The line containing "(825,8) rectangle (1160,530);" marks the end: extract everything from the first line of the data through that line, exactly, with no pictures.

--- START SUPPLIED MATERIAL ---

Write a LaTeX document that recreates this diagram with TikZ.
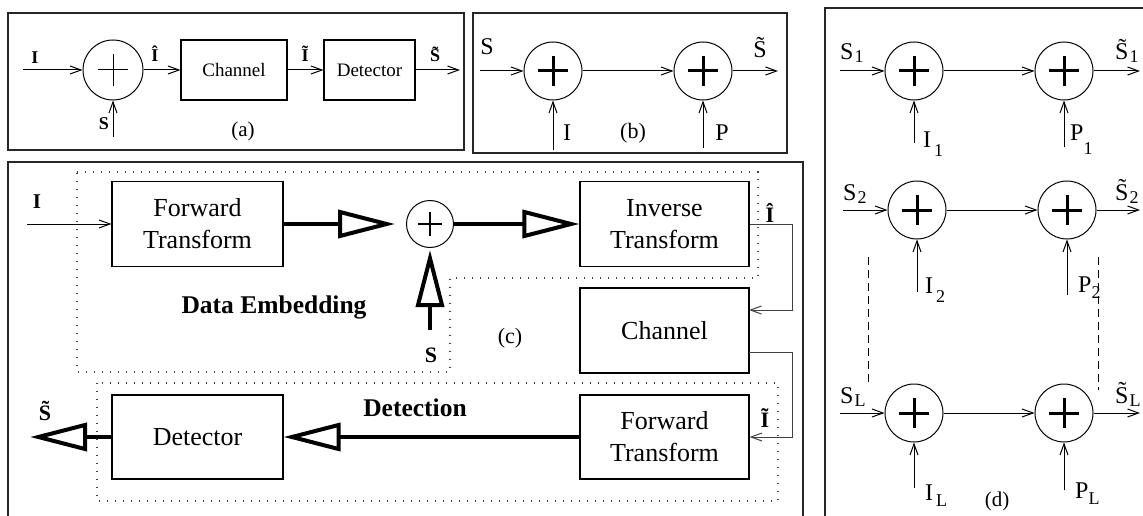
\documentclass[tikz,border=0pt]{standalone}
\usepackage{fontspec}
\setmainfont{Liberation Serif}
\usetikzlibrary{arrows.meta,calc}

% font size helper: size and extra baseline skip in pt
\newcommand\fsz[2][0]{\fontsize{#2}{\dimexpr#2pt+#1pt\relax}\selectfont}
% lowered index in the (d) panel: [kern] drop text
\newcommand\idx[3][1pt]{\kern#1\raisebox{-#2}{\fsz{18}#3}}

\begin{document}
\begin{tikzpicture}[x=1pt,y=-1pt,
  frame/.style={draw=black!85,line width=1.2pt},
  thinl/.style={line width=1pt},
  arr/.style={thinl,-{Straight Barb[length=11pt,width=8pt]}},
  fat/.style={line width=4pt,-{Triangle[open,length=57pt,width=28pt]}},
  block/.style={draw,line width=1.1pt,inner sep=0pt,align=center},
  dots/.style={draw=black!75,line width=1.3pt,dash pattern=on 1.3pt off 6.7pt},
  dashln/.style={line width=1pt,dash pattern=on 8pt off 5pt},
  sumA/.style={circle,draw,line width=1pt,inner sep=0pt,minimum size=60pt,
    path picture={\draw[line width=1pt]
      (path picture bounding box.center) ++(-15,0) -- ++(30,0)
      (path picture bounding box.center) ++(0,-16) -- ++(0,32);}},
  sumB/.style={circle,draw,line width=1pt,inner sep=0pt,minimum size=58pt,
    path picture={\draw[line width=3pt]
      (path picture bounding box.center) ++(-15,0) -- ++(30,0)
      (path picture bounding box.center) ++(0,-15) -- ++(0,30);}},
  sumC/.style={circle,draw,line width=1pt,inner sep=0pt,minimum size=47pt,
    path picture={\draw[line width=1.2pt]
      (path picture bounding box.center) ++(-12,0) -- ++(24,0)
      (path picture bounding box.center) ++(0,-12) -- ++(0,24);}},
  lbl/.style={inner sep=0pt},
  dl/.style={inner sep=0pt,anchor=base west,font=\fsz{24}},
  twoline/.style={font={\fsz[6]{26}}},
]
\useasboundingbox (0,0) rectangle (1143,516);
\clip (0,0) rectangle (1143,516);

% ---------- frames ----------
\draw[frame] (8,13) rectangle (464,150);
\draw[frame] (473,13) rectangle (787,153);
\draw[frame] (8,162) rectangle (803,530);
\draw[frame] (825,8) rectangle (1160,530);

% ---------- (a) embedding and detection chain ----------
\node[sumA] (aS) at (113,70) {};
\node[block,minimum width=106pt,minimum height=60pt,font=\fsz{19}] (aCh) at (234,70) {Channel};
\node[block,minimum width=91pt,minimum height=60pt,font=\fsz{19}] (aDet) at (369.5,70) {Detector};
\coordinate (aIin) at (23,70);
\coordinate (aSin) at (113,137);
\coordinate (aOut) at (460,70);
\draw[arr] (aIin) -- (aS);
\draw[arr] (aSin) -- (aS);
\draw[arr] (aS) -- (aCh);
\draw[arr] (aCh) -- (aDet);
\draw[arr] (aDet) -- (aOut);
\node[lbl,font=\fsz{18}\bfseries] (aIl) at (35,58) {I};
\node[lbl,font=\fsz{18}\bfseries] (aSl) at (104,124) {S};
\node[lbl,font=\fsz{18}\bfseries,anchor=base] (aIh) at (155,62) {Î};
\node[lbl,font=\fsz{18}\bfseries,anchor=base] (aIt) at (305,62) {Ĩ};
\node[lbl,font=\fsz{18}\bfseries,anchor=base] (aSt) at (435,62) {S̃};
\node[lbl,font=\fsz{21}] (aCap) at (243,131) {(a)};

% ---------- (b) two additive stages ----------
\node[sumB] (b1) at (553,71) {};
\node[sumB] (b2) at (703,71) {};
\coordinate (bSin) at (480,71);
\coordinate (bOut) at (778,71);
\coordinate (bIin) at (553,150);
\coordinate (bPin) at (703,148);
\draw[arr] (bSin) -- (b1);
\draw[arr] (b1) -- (b2);
\draw[arr] (b2) -- (bOut);
\draw[arr] (bIin) -- (b1);
\draw[arr] (bPin) -- (b2);
\node[lbl,font=\fsz{24},anchor=base] (bSl) at (487,55) {S};
\node[lbl,font=\fsz{24},anchor=base] (bSt) at (760,58) {S̃};
\node[lbl,font=\fsz{24},anchor=base] (bIl) at (567,140) {I};
\node[lbl,font=\fsz{24},anchor=base] (bPl) at (722,140) {P};
\node[lbl,font=\fsz{22}] (bCap) at (633,133) {(b)};

% ---------- (d) parallel channels ----------
\foreach \r/\y/\dx in {1/71/0, 2/210/3, L/413/0}{
  \node[sumB] (d\r a) at ($(914,\y)+(\dx,0)$) {};
  \node[sumB] (d\r b) at ($(1064,\y)+(\dx,0)$) {};
  \coordinate (d\r in) at ($(840,\y)+(\dx,0)$);
  \coordinate (d\r out) at (1140,\y);
  \draw[arr] (d\r in) -- (d\r a);
  \draw[arr] (d\r a) -- (d\r b);
  \draw[arr] (d\r b) -- (d\r out);
}
\coordinate (d1i) at (914,143);  \coordinate (d1p) at (1064,147);
\coordinate (d2i) at (917,292);  \coordinate (d2p) at (1067,295);
\coordinate (dLi) at (914,488);  \coordinate (dLp) at (1064,490);
\draw[arr] (d1i) -- (d1a);  \draw[arr] (d1p) -- (d1b);
\draw[arr] (d2i) -- (d2a);  \draw[arr] (d2p) -- (d2b);
\draw[arr] (dLi) -- (dLa);  \draw[arr] (dLp) -- (dLb);
% rows between 2 and L are left out
\coordinate (dash1a) at (868,257); \coordinate (dash1b) at (868,383);
\coordinate (dash2a) at (1098,257); \coordinate (dash2b) at (1098,390);
\draw[dashln] (dash1a) -- (dash1b);
\draw[dashln] (dash2a) -- (dash2b);
% labels of the rows
\node[dl] (s1) at (840,60) {S\idx{3pt}{1}};
\node[dl] (st1) at (1115,60) {S̃\idx{3pt}{1}};
\node[dl] (i1) at (923,148) {I\idx[3pt]{9pt}{1}};
\node[dl] (p1) at (1070,140) {P\idx[0pt]{14pt}{1}};
\node[dl] (s2) at (843,200) {S\idx{3pt}{2}};
\node[dl] (st2) at (1115,200) {S̃\idx{3pt}{2}};
\node[dl] (i2) at (925,293) {I\idx[3pt]{9pt}{2}};
\node[dl] (p2) at (1078,292) {P\idx[0pt]{6pt}{2}};
\node[dl] (sL) at (840,403) {S\idx{3pt}{L}};
\node[dl] (stL) at (1115,403) {S̃\idx{3pt}{L}};
\node[dl] (iL) at (925,500) {I\idx[3pt]{6pt}{L}};
\node[dl] (pL) at (1075,498) {P\idx[0pt]{6pt}{L}};
\node[lbl,font=\fsz{21}] (dCap) at (997,501) {(d)};

% ---------- (c) transform-domain embedding ----------
\draw[dots] (77,172) -- (758,172) -- (758,278) -- (450,278) -- (450,372) -- (77,372) -- cycle;
\draw[dots] (97,383) rectangle (778,501);

\node[block,twoline,minimum width=171pt,minimum height=85pt] (ft1) at (197.5,224) {Forward\\Transform};
\node[sumC] (cs) at (430,224) {};
\node[block,twoline,minimum width=169pt,minimum height=85pt] (itr) at (664.5,224) {Inverse\\Transform};
\node[block,minimum width=169pt,minimum height=85pt,font=\fsz{26}] (ch) at (664.5,330.5) {Channel};
\node[block,twoline,minimum width=169pt,minimum height=84pt] (ft2) at (664.5,437) {Forward\\Transform};
\node[block,minimum width=171pt,minimum height=84pt,font=\fsz{26}] (det) at (197.5,437) {Detector};

\coordinate (cIin) at (27,224);
\coordinate (cSin) at (430,330);
\coordinate (chIn) at (749,310);
\coordinate (chOut) at (749,352);
\coordinate (cOut) at (30,437);

\draw[arr] (cIin) -- (cIin -| ft1.west);
\draw[fat,shorten >=11pt] (ft1.east) -- (cs.west);
\draw[fat,shorten >=2pt] (cSin) -- (cs.south);
\draw[fat] (cs.east) -- (itr.west);
\draw[arr,draw=black!75] (itr.east) -- ++(43,0) |- (chIn);
\draw[arr,draw=black!75] (chOut) -- ++(43,0) |- (ft2.east);
\draw[fat] (ft2.west) -- (det.east);
\draw[fat] (det.west) -- (cOut);

\node[lbl,font=\fsz{21}\bfseries] (cIl) at (37,202) {I};
\node[lbl,font=\fsz{22}\bfseries] (cSl) at (431,355) {S};
\node[lbl,font=\fsz{22}\bfseries,anchor=base] (cIh) at (770,222) {Î};
\node[lbl,font=\fsz{22}\bfseries,anchor=base] (cIt) at (765,427) {Ĩ};
\node[lbl,font=\fsz{22}\bfseries,anchor=base] (cSt) at (45,420) {S̃};
\node[lbl,font=\fsz{25.5}\bfseries] (emb) at (274,307) {Data Embedding};
\node[lbl,font=\fsz{25.5}\bfseries] (detl) at (415,408) {Detection};
\node[lbl,font=\fsz{22}] (cCap) at (510,338) {(c)};
\end{tikzpicture}
\end{document}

--- END SUPPLIED MATERIAL ---

EXERCISE ANSWER:
Write a LaTeX document that recreates this diagram with TikZ.
\documentclass[tikz,border=0pt]{standalone}
\usepackage{fontspec}
\setmainfont{Liberation Serif}
\usetikzlibrary{arrows.meta,calc}

% font size helper: size and extra baseline skip in pt
\newcommand\fsz[2][0]{\fontsize{#2}{\dimexpr#2pt+#1pt\relax}\selectfont}
% lowered index in the (d) panel: [kern] drop text
\newcommand\idx[3][1pt]{\kern#1\raisebox{-#2}{\fsz{18}#3}}

\begin{document}
\begin{tikzpicture}[x=1pt,y=-1pt,
  frame/.style={draw=black!85,line width=1.2pt},
  thinl/.style={line width=1pt},
  arr/.style={thinl,-{Straight Barb[length=11pt,width=8pt]}},
  fat/.style={line width=4pt,-{Triangle[open,length=57pt,width=28pt]}},
  block/.style={draw,line width=1.1pt,inner sep=0pt,align=center},
  dots/.style={draw=black!75,line width=1.3pt,dash pattern=on 1.3pt off 6.7pt},
  dashln/.style={line width=1pt,dash pattern=on 8pt off 5pt},
  sumA/.style={circle,draw,line width=1pt,inner sep=0pt,minimum size=60pt,
    path picture={\draw[line width=1pt]
      (path picture bounding box.center) ++(-15,0) -- ++(30,0)
      (path picture bounding box.center) ++(0,-16) -- ++(0,32);}},
  sumB/.style={circle,draw,line width=1pt,inner sep=0pt,minimum size=58pt,
    path picture={\draw[line width=3pt]
      (path picture bounding box.center) ++(-15,0) -- ++(30,0)
      (path picture bounding box.center) ++(0,-15) -- ++(0,30);}},
  sumC/.style={circle,draw,line width=1pt,inner sep=0pt,minimum size=47pt,
    path picture={\draw[line width=1.2pt]
      (path picture bounding box.center) ++(-12,0) -- ++(24,0)
      (path picture bounding box.center) ++(0,-12) -- ++(0,24);}},
  lbl/.style={inner sep=0pt},
  dl/.style={inner sep=0pt,anchor=base west,font=\fsz{24}},
  twoline/.style={font={\fsz[6]{26}}},
]
\useasboundingbox (0,0) rectangle (1143,516);
\clip (0,0) rectangle (1143,516);

% ---------- frames ----------
\draw[frame] (8,13) rectangle (464,150);
\draw[frame] (473,13) rectangle (787,153);
\draw[frame] (8,162) rectangle (803,530);
\draw[frame] (825,8) rectangle (1160,530);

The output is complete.